“Objectivity,” Complicity, and Cruelty
Campus speech in an era of genocide
Quinn McClurg
On Tuesday, Aug. 27, the University of Minnesota’s Board of Regents voted to remain neutral on the ongoing genocide of Palestinian people to favor financial security instead. Even if these regents or University presidents know this genocide is abhorrent and unsupportable, the rigid bureaucracy upon which their offices and interests sit would not allow for its disclosure. After all, the University itself was secured by settler colonialism and the genocide of Indigneous peoples too.
At least four University staff members have lost their jobs and securities due to their public condemnation of Israel: the DEI manager Mashal Sherzad (a Muslim woman from a family of immigrants), the Center for Holocaust and Genocide Studies director Raz Segal (a self-identified Israeli-American and Jewish scholar of Jewish and Holocaust history), a finalist for the Associate Dean of DEI position Dr. Sima Shakhsari, and a student worker who included Palestine in a display at Magrath library Alyssa Gahr.
And not only staff has been restricted—students’ free speech within every University department and media organization has been suspended too, either by rigid guidelines, a belief that individual departments are separate from the University’s dealings as a whole, and, unsurprisingly, journalistic “objectivity.”
Objectively, by Israel’s hands, over 50,000 people have been killed in Gaza, and thousands have been killed in Lebanon. Objectively, as of an official statement on March 31, the University has invested $2.4 million in Israeli companies (many of which operate on occupied Palestinian land) and $2.6 million in other companies of interest, including U.S.-based defense contractors like Honeywell, HP, and Lockheed Martin.

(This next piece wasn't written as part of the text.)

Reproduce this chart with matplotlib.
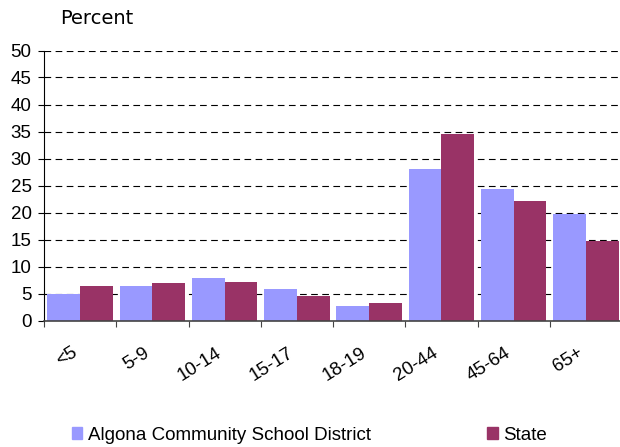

Objectively, one year later, the University has denied constant staff, student, and protestor demands to divest from these companies. Objectively, the Minnesota Daily has censored, ignored, and demeaned student journalists aspiring to true objectivity.
During the writing of this article, three MN Daily student employees (previous and current) disclosed their experiences to The Wake in a secure poll. One student wrote:
I was censored from using the words “genocide,” “displacement,” and “human rights violations” while writing content describing the goals of the UMN Divest Coalition and other protestors during the UMN encampment and related protests. I was told that student journalists should follow the “AP guidelines” for “controversial topics,” which I was told meant only referring to the conflict as “the war in Gaza” and using passive language to describe deaths, avoiding assigning blame to the government of Israel. Likewise, in a caption, a superior attempted to modify the phrase “Palestinians killed by Israel” to “Palestinians who have died in Gaza” without [the writer’s] permission before publication.
As a journalist, I understand fears of controversy and job security; previously, I’ve jumped through hoops while reporting on highly sensitive and illegal stories. However, even before October 7 occurred, it wouldn’t have been controversial to say that the end goal of the Zionist project is the genocide of the Indigenous Palestinian people—it was outlined, calculated, verbally stated, and documented by its very predecessors and framers (Theodore Herzl, Ben-Gurion, Aharon Zisling), even denounced as “genocide” by highly respected figures like Albert Einstein and Hannah Arendt. Then and now, Palestinians are denounced as subhuman by several military officials; then and now, even legally recognized Palestinian land has been increasingly, illegitimately seized. Not a single act of defense or retaliation from Palestine could even come close to equaling the horrors they’ve suffered—but the government of Israel and the United States need excuses to continue expediting the genocide of non-White peoples in order to steal their land and resources.
Returning to the modern day, even before the reporting mid-encampment, what parts of enforced starvation, denial of aid, indiscriminate killing, sexual abuse, use as human shields, and targeting of safe zones don’t point to genocide? Vague and stanceless “objectivity” is for the privileged, cowardly, and historically uneducated—all of whom benefit from and refuse to question their complicity in colonial violence.
Most of the time, I feel embarrassed to be enrolled at the University of Minnesota—even the radical theory classrooms have a haze of cognitive dissonance, as if this university is not perpetuating every action it warns against (i.e. discrimination, racism, slavery, gentrification, over-policing, violating constitutional rights, etc.). However, there are small glimmers of hope, like the fact these courses are offered at all, like the first time I heard a staff member say “genocide,” and like the continuing work of various student organizations, specifically those pressuring regents and administration.
Power and comfort corrupt; we cannot allow ourselves to become complicit, comfortable, or ignorant in these machinations of oppression. As journalists, we must use our voices; we must amplify the cries of the affected; we must educate the ignorant—we must take action. As students, we must continue to boycott, protest, practice Doikayt, and support our affected communities: our employment and social statuses are far lower costs than countless Palestinians have paid.